Recently I saw a documentary about artist Michael Heizer’s installation “Levitated Mass,” which involved transporting a 340-ton boulder from a quarry in Riverside, Calif. to the grounds of the Los Angeles County Museum of Art at the cost of some ten million dollars. Although the film mostly steered clear of sentiments against the project, I kept thinking of the cost and even more so the effort in contrast to the same investment in human services.
Most of the people in the documentary had to do with some aspect of moving the boulder over 90 miles on a custom 300-foot-long trailer with over 200 wheels: employees of the engineering company which transported it, the museum, or one of the 22 municipalities which had to sign off on the implications of the rock being routed through their streets. But as thousands of people gathered along the route to rubberneck or cheer, there was plenty of opportunity for man/woman on the street commentary as well, including in some of Los Angeles’s poorer communities.
Only two people in the film made obvious objections to the project, one an unemployed man who declared the project’s expense and effort ridiculous, and a woman who reasoned if the money hadn’t been privately raised there would have been a riot (instead of the peaceful, in awe, and low key party atmosphere which prevailed). The remarks seemed well-timed and even true, but raised another point: does such expense and effort in another direction, away from what would help you, only matter if you’re the one suffering?
Throughout the film I kept thinking of the boulder as a metaphor for hunger as well, how immovable the problem of hunger sometimes seems, how much money and effort are expended to move it only a short distance. While Kitsap food banks enjoy strong support, there are people who believe food banks add to the problem without quite articulating what the problem is. There are people who want to support the kids we serve, but not the adults, even as the majority of the adults are seniors or are struggling with medical crises or disabilities.
What I think they really mean is they don’t want to support the lazy, the addicted, or deliberate users of the system.
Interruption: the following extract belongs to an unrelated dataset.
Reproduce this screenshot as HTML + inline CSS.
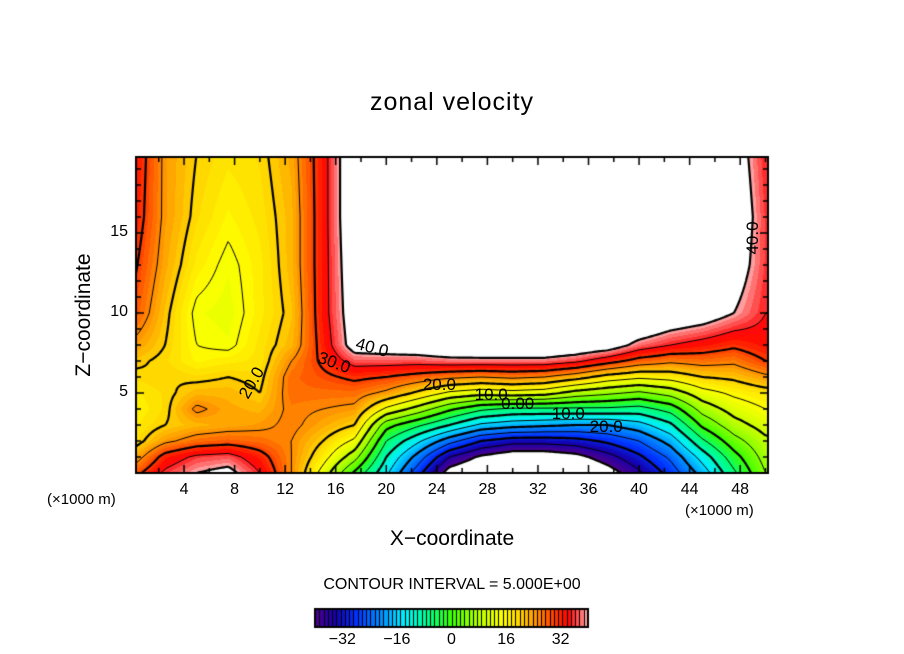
<!DOCTYPE html>
<html><head><meta charset="utf-8">
<style>
html,body{margin:0;padding:0;background:#fff;}
#wrap{position:relative;width:904px;height:654px;font-family:"Liberation Sans",sans-serif;color:#000;overflow:hidden;}
.t{position:absolute;white-space:nowrap;}
</style></head>
<body>
<div id="wrap">
<div class="t" style="left:0;width:904px;text-align:center;top:88px;font-size:25px;letter-spacing:1px;">zonal velocity</div>
<canvas id="cv" width="904" height="654" style="position:absolute;left:0;top:0;"></canvas>
<div class="t" style="left:-5px;top:302px;width:180px;text-align:center;font-size:21px;transform:rotate(-90deg);transform-origin:90px 13px;">Z−coordinate</div>
<div class="t" style="left:0;width:904px;text-align:center;top:527px;font-size:21px;">X−coordinate</div>
<div class="t" style="left:47px;top:491px;font-size:15px;">(×1000 m)</div>
<div class="t" style="left:685px;top:502px;font-size:15px;">(×1000 m)</div>
<div class="t" style="left:0;width:904px;text-align:center;top:576px;font-size:16px;">CONTOUR INTERVAL = 5.000E+00</div>
<div id="labels"></div>
</div>
<script>
// ---- data ----
const xs = [0,2.5,5,7.5,10,12.5,15,17.5,20,22.5,25,27.5,30,32.5,35,37.5,40,42.5,45,47.5,50];
const zs = [0,1,2,3,4,5,6,7,8,10,13,16,20];
// values per x-column, listed bottom (z=0) to top (z=20)
const u00 = [28,22,18,17,16,17,19,21,24,29,31,33,34];
const u02 = [36,32,24,20,19,19,20,19,20,21,23,24,24];
const u05 = [40,36,27,22,26,22,19,16,15,14,17,19,20];
const u07 = [42,37,28,23,23,22,20,17,14,13,14,16,18];
const u10 = [35,32,27,24,22,20,19,18,18,17,17,18,19];
const u12 = [25,25,25,26,26,27,27,25,22,21,22,22,23];
const u15 = [13,17,20,23,25,27,29,31,32,33,33,33,33];
const u17 = [-1,7,14,20,24,27,31,37,43,44,45,46,46];
const u20 = [-14,-10,-5,2,14,24,30,37,44,50,50,50,50];
const u22 = [-28,-22,-14,-4,8,19,28,37,45,50,50,50,50];
const u25 = [-43,-35,-23,-10,1,14,26,38,47,50,50,50,50];
const u27 = [-47,-41,-30,-16,-4,12,25,38,48,50,50,50,50];
const u30 = [-50,-44,-33,-18,-6,13,26,38,48,50,50,50,50];
const u32 = [-50,-44,-33,-19,-6,12,25,38,48,50,50,50,50];
const u35 = [-48,-42,-32,-20,-6,8,22,36,46,50,50,50,50];
const u37 = [-43,-37,-29,-20,-6,6,18,32,44,50,50,50,50];
const u40 = [-36,-31,-25,-17,-7,4,16,28,38,50,50,50,50];
const u42 = [-28,-24,-18,-11,-3,7,17,26,35,46,50,50,50];
const u45 = [-18,-13,-6,1,7,13,20,27,33,44,50,50,50];
const u47 = [-6,-2,3,8,12,16,21,26,31,40,44,46,44];
const u50 = [5,7,9,12,15,18,24,30,33,35,36,36,35];
const columns = [u00,u02,u05,u07,u10,u12,u15,u17,u20,u22,u25,u27,u30,u32,u35,u37,u40,u42,u45,u47,u50];
const xTicks = [4,8,12,16,20,24,28,32,36,40,44,48];
const zTicks = [5,10,15];
const cbTicks = [-32,-16,0,16,32];

// ---- geometry ----
const PL=136, PR=768, PT=157, PB=473;
const X0=0.2, X1=50.2, Z0=0.0, Z1=19.75;
const sx = x => PL + (x-X0)/(X1-X0)*(PR-PL);
const sz = z => PB - (z-Z0)/(Z1-Z0)*(PB-PT);
const ix = px => X0 + (px-PL)/(PR-PL)*(X1-X0);
const iz = py => Z0 + (PB-py)/(PB-PT)*(Z1-Z0);

function seg(arr, v){ let i=0; while(i<arr.length-2 && v>arr[i+1]) i++; let t=(v-arr[i])/(arr[i+1]-arr[i]); t=Math.max(0,Math.min(1,t)); return [i,t]; }
function field(x,z){
  const [i,tx]=seg(xs,x), [j,tz]=seg(zs,z);
  const a=columns[i][j], b=columns[i+1][j], c=columns[i][j+1], d=columns[i+1][j+1];
  return (a*(1-tx)+b*tx)*(1-tz)+(c*(1-tx)+d*tx)*tz;
}
const stops=[[-40,[80,0,140]],[-34,[20,0,170]],[-28,[0,50,255]],[-20,[0,150,255]],[-14,[0,240,255]],[-6,[0,255,120]],[0,[60,255,0]],[8,[180,255,0]],[15,[255,255,0]],[20,[255,210,0]],[25,[255,140,0]],[30,[255,60,0]],[34,[255,0,0]],[38,[255,110,110]],[40,[255,180,180]]];
function cmap(v){
  for(let k=0;k<stops.length-1;k++){ if(v<=stops[k+1][0]){const t=(v-stops[k][0])/(stops[k+1][0]-stops[k][0]);return stops[k][1].map((c,m)=>Math.round(c+(stops[k+1][1][m]-c)*t));}}
  return stops[stops.length-1][1];
}
const STEP=1.25;
function qcolor(v){ const k=Math.floor((v+40)/STEP); return cmap(-40+(k+0.5)*STEP); }

const cv=document.getElementById('cv'); const ctx=cv.getContext('2d');
const W=PR-PL, H=PB-PT;
const img=ctx.createImageData(W,H);
for(let py=0;py<H;py++){ for(let px=0;px<W;px++){
  const v=field(ix(PL+px+0.5), iz(PT+py+0.5)); const o=(py*W+px)*4;
  let c=(v>40||v<-40)?[255,255,255]:qcolor(v);
  img.data[o]=c[0];img.data[o+1]=c[1];img.data[o+2]=c[2];img.data[o+3]=255;
}}
ctx.putImageData(img,PL,PT);

// contours (marching squares)
const G=2, nx=Math.ceil(W/G), nz=Math.ceil(H/G);
const grid=[]; for(let j=0;j<=nz;j++){const r=[];for(let i=0;i<=nx;i++){r.push(field(ix(PL+i*G),iz(PT+j*G)));}grid.push(r);}
ctx.save(); ctx.beginPath(); ctx.rect(PL,PT,W,H); ctx.clip();
for(let L=-40;L<=40;L+=5){
  ctx.beginPath();
  for(let j=0;j<nz;j++)for(let i=0;i<nx;i++){
    const a=grid[j][i],b=grid[j][i+1],c=grid[j+1][i+1],d=grid[j+1][i];
    const pts=[];
    const e=(p,q,x1,y1,x2,y2)=>{ if((p<L)!==(q<L)){const t=(L-p)/(q-p);pts.push([x1+(x2-x1)*t,y1+(y2-y1)*t]);} };
    const X=PL+i*G,Y=PT+j*G;
    e(a,b,X,Y,X+G,Y); e(b,c,X+G,Y,X+G,Y+G); e(c,d,X+G,Y+G,X,Y+G); e(d,a,X,Y+G,X,Y);
    for(let k=0;k+1<pts.length;k+=2){ctx.moveTo(pts[k][0],pts[k][1]);ctx.lineTo(pts[k+1][0],pts[k+1][1]);}
  }
  ctx.strokeStyle='#000'; ctx.lineWidth=(L%10===0)?2.2:1;
  ctx.setLineDash(L<0?[5,4]:[]);
  ctx.stroke();
}
ctx.restore(); ctx.setLineDash([]);

// frame and ticks
ctx.strokeStyle='#000'; ctx.lineWidth=2; ctx.strokeRect(PL,PT,W,H);
ctx.lineWidth=1.5; ctx.beginPath();
for(let x=2;x<=50;x+=2){const p=sx(x),l=(x%4===0)?8:5;ctx.moveTo(p,PB);ctx.lineTo(p,PB-l);ctx.moveTo(p,PT);ctx.lineTo(p,PT+l);}
for(let z=1;z<=19;z++){const p=sz(z),l=(z%5===0)?8:5;ctx.moveTo(PL,p);ctx.lineTo(PL+l,p);ctx.moveTo(PR,p);ctx.lineTo(PR-l,p);}
ctx.stroke();

// colorbar
const CL=315,CR=588,CT=609,CB=627,NL=64;
for(let k=0;k<NL;k++){const v=-40+(k+0.5)*(80/NL);const c=cmap(v);const x0=CL+k*(CR-CL)/NL;ctx.fillStyle=`rgb(${c[0]},${c[1]},${c[2]})`;ctx.fillRect(x0,CT,(CR-CL)/NL+0.5,CB-CT);}
ctx.strokeStyle='#000';ctx.lineWidth=1;ctx.beginPath();
for(let k=1;k<NL;k++){const x0=Math.round(CL+k*(CR-CL)/NL)+0.5;ctx.moveTo(x0,CT);ctx.lineTo(x0,CB);}ctx.stroke();
ctx.lineWidth=2;ctx.strokeRect(CL,CT,CR-CL,CB-CT);

const lab=document.getElementById('labels');
function addLabel(txt,left,top,name,extra){
  const d=document.createElement('div'); d.className='t'; d.textContent=txt;
  d.style.cssText+=`left:${left}px;top:${top}px;font-size:16px;`+(extra||'');
  
  
  lab.appendChild(d);
}
xTicks.forEach(x=>addLabel(String(x),sx(x)-20,481,'x-tick-label','width:40px;text-align:center;'));
zTicks.forEach(z=>addLabel(String(z),88,sz(z)-10,'y-tick-label','width:40px;text-align:right;'));
const cbx=v=>CL+(v+40)/80*(CR-CL);
cbTicks.forEach(v=>addLabel(v<0?'−'+(-v):String(v),cbx(v)-25,631,'colorbar-tick-label','width:50px;text-align:center;'));
// contour labels
const cl=[['40.0',18.9,7.8,'15deg'],['30.0',15.9,6.9,'20deg'],['20.0',9.4,5.6,'-60deg'],['20.0',24.2,5.5,'0'],['10.0',28.3,4.9,'0'],['0.00',30.4,4.3,'0'],['10.0',34.4,3.7,'0'],['20.0',37.4,2.9,'0'],['40.0',49,14.7,'-90deg']];
cl.forEach(c=>addLabel(c[0],sx(c[1])-20,sz(c[2])-10,'contour-label',`width:40px;text-align:center;font-size:17px;transform:rotate(${c[3]});`));
</script>
</body></html>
There are some of those in any system, but at our food bank they’re statistically negligible. Another news flash to the detractors: needing a food bank, though a fantastic service where available, does not land you in luxury, and is not the equivalent of being able to buy and choose your own groceries. People use food banks because they’re what stands between them and hunger.
Some experts have contended government programs nearly solved domestic hunger in the 1970’s, and that continued cuts are what contributed to the rise of food banks. I suppose they mean nearly solved in the sense of an effective mechanism to address the issue, not as in hunger would never occur again, because that seems impossible. As long as the primary way we obtain food now is through stores and the “big food” chain, as long as housing remains a disproportionate amount of most family budgets, and as long as people struggle with aging, illness, and low wages or lack of work, hunger will exist.
Does the fact our local efforts won’t eradicate hunger mean we shouldn’t address it? No. It’s like saying you wouldn’t treat cancer because you can’t assure its end. But also like cancer treatments, current hunger “treatments” are a kind of workaround, a systemic failure to examine or have a solution for its probable causes.
Is art more important than human services? Would any of the privately raised funds for “Levitated Mass” have found their way into human services without the project? Doubtful. Of course neither the artist, the museum, or the engineering company moving the boulder were thinking of this, nor would there have been any particular reason to frame the question this way, had the undertaking not been so massive. They were all thinking of their own interests, just like the unemployed man in the crowd was thinking of his own. It’s analogous to the investment in technology and entertainment: you think if they can do that, if the same investment of intellectual capital not to mention other capital was made, could we solve it?
The people who need us (in over 24,000 individual services last year), aren’t thinking of art either. Let’s put it this way: food banks are an artful solution to an intractable problem, requiring an extraordinary effort. It is a magic act, and we are levitating a mass of people.